William Dougherty(b. 1988) was born in Philadelphia, Pennsylvania in 1988 and currently resides in Basel, Switzerland. He has had his works performed internationally by ensembles including the Orchestre National de Lorraine, the BBC Singers, the London Chorus, the Lontano Ensemble, the Nemascae Lemanic Modern Ensemble, and the Ligeti String Quartet in venues such as the Southbank Centre in London, the Kimmel Center in Philadelphia, and the Trinity Chapel in Fontainebleau, France. His music has been broadcast on BBC Radio 3 and the Financial Times podcast ‘FT Science.’ Dougherty has received recognitions and awards from the BMI Student Composer Awards, the PRS for Music Society, Sound and Music, the King James Bible Trust, the American Composers Forum, the Philadelphia Orchestra Association, Le Conservatoire Americain de Fontainebleau, the Institute for European Studies (Vienna), and the UK Foreign Aid and Commonwealth Office. As a student of composition, William has studied and participated in masterclasses with composers such as Philippe Hurel, Hughes Dufourt, Beat Furrer, Pierluigi Billone, and Mark Andre. As a scholar, William has written and presented research into the life and works of Romanian composer, Horatiu Radulescu, in the UK and Switzerland. His recent article on Radulescu’s 5th String Quartet ‘before the universe was born’ can be found in the quarterly contemporary music journal, TEMPO.

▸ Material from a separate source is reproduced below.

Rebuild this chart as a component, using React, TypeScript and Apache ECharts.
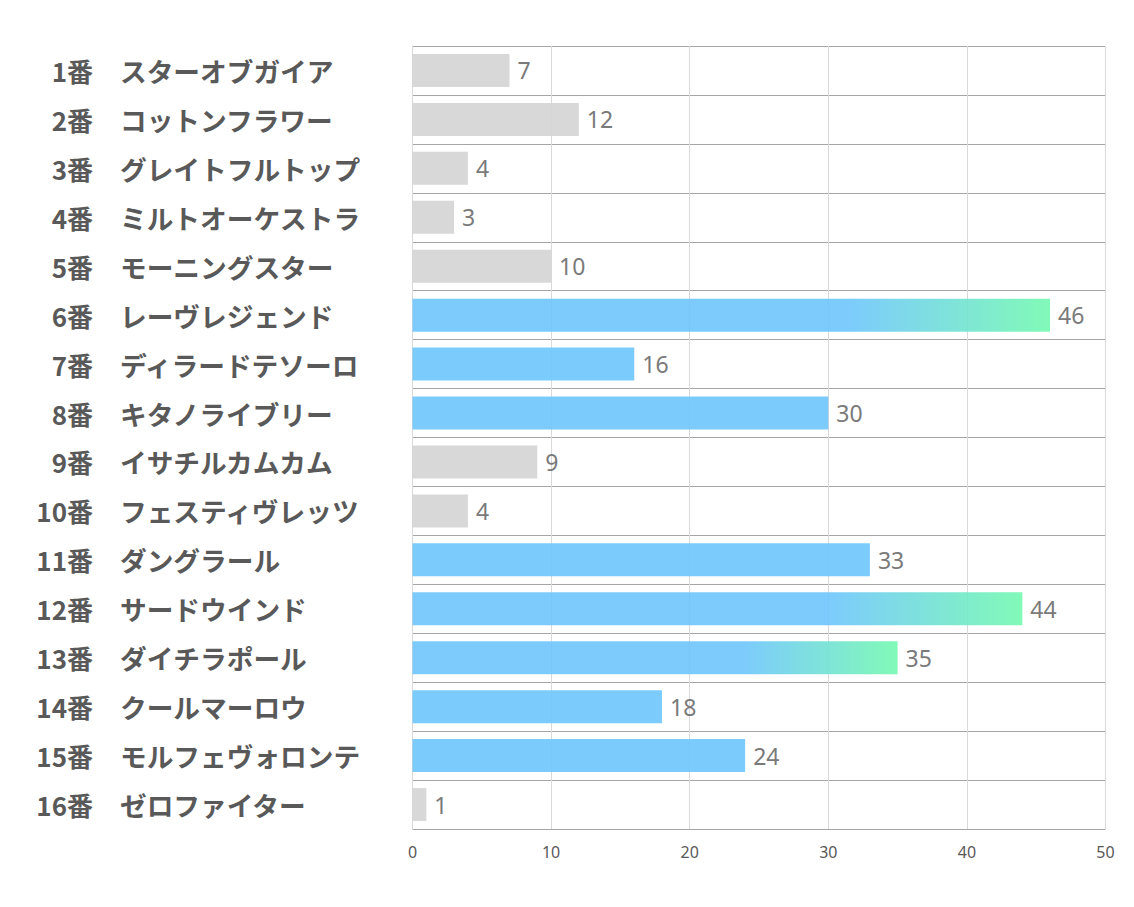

William earned his B.M. degree in composition summa cum laude from Temple University’s Boyer College of Music and Dance in 2010 where he studied with Richard Brodhead and Jan Krzywicki. As a Marshall Scholar, William earned his MMus in composition with distinction from the Royal College of Music, London in 2012 working with Mark-Anthony Turnage and Kenneth Hesketh. That same year, William pursued Ergänzungsstudium (complementary studies) with Georg Friedrich Haas at the Musik Akademie der Stadt Basel, where William still attends. In the fall of 2014, William will continue his studies with Georg Friedrich Haas as a doctoral student at Columbia University.
Into Focus is a work that seeks to aurally explore the three areas of visual perception known as the focus, fringe, and margin. These three regions of a human’s vision, depending on where the viewer’s attention is directed, have widely varying degrees of resolution and detail. Through a continual blending of harmonic blocks that fade in and out, in volume level, tuning, and instrumentation, Into Focus strives to evoke these blurry areas of visual perception through the medium of sound. From one harmony to the next, the listener is taken on a journey of continually unfolding perceptual interplay where tonal regions meld together, making a dense landscape of harmonic ambiguity and constant dynamism.